SWE-Skills-Bench：智能体技能在真实软件工程中是否真正发挥作用？

摘要

智能体技能（即在推理时注入的结构化程序知识包）正日益广泛地用于增强LLM智能体处理软件工程任务的能力。然而，其在端到端开发环境中的实际效用仍不明确。我们推出SWE-Skills-Bench——首个需求驱动的基准测试框架，专门用于衡量智能体技能在真实软件工程场景中的边际效用。该基准将49个公开的软件工程技能与固定提交点的真实GitHub仓库、以及包含明确验收标准的需求文档进行配对，在六大软件工程子领域生成约565个任务实例。我们引入确定性验证框架，将每个任务的验收标准映射为基于执行的测试，从而实现有/无技能注入的受控配对评估。研究结果表明技能注入的收益远低于快速普及所暗示的水平：49项技能中有39项未带来通过率提升，平均增益仅为+1.2%。令牌开销从适度节省到激增451%不等，而通过率维持不变。仅七项专业技能产生显著增益（最高+30%），三项技能因版本不匹配的指导与项目上下文冲突导致性能下降（最高-10%）。这些发现表明智能体技能属于窄域干预手段，其效用高度依赖领域适配性、抽象层级和上下文兼容性。SWE-Skills-Bench为评估软件工程智能体的技能设计、选择与部署提供了测试平台。项目地址：https://github.com/GeniusHTX/SWE-Skills-Bench。

English

Agent skills, structured procedural knowledge packages injected at inference time, are increasingly used to augment LLM agents on software engineering tasks. However, their real utility in end-to-end development settings remains unclear. We present SWE-Skills-Bench, the first requirement-driven benchmark that isolates the marginal utility of agent skills in real-world software engineering (SWE). It pairs 49 public SWE skills with authentic GitHub repositories pinned at fixed commits and requirement documents with explicit acceptance criteria, yielding approximately 565 task instances across six SWE subdomains. We introduce a deterministic verification framework that maps each task's acceptance criteria to execution-based tests, enabling controlled paired evaluation with and without the skill. Our results show that skill injection benefits are far more limited than rapid adoption suggests: 39 of 49 skills yield zero pass-rate improvement, and the average gain is only +1.2%. Token overhead varies from modest savings to a 451% increase while pass rates remain unchanged.
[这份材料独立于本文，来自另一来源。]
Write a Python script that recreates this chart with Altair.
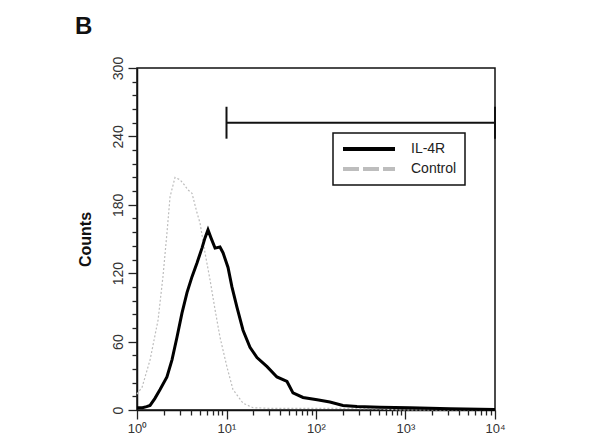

Only seven specialized skills produce meaningful gains (up to +30%), while three degrade performance (up to -10%) due to version-mismatched guidance conflicting with project context. These findings suggest that agent skills are a narrow intervention whose utility depends strongly on domain fit, abstraction level, and contextual compatibility. SWE-Skills-Bench provides a testbed for evaluating the design, selection, and deployment of skills in software engineering agents. SWE-Skills-Bench is available at https://github.com/GeniusHTX/SWE-Skills-Bench.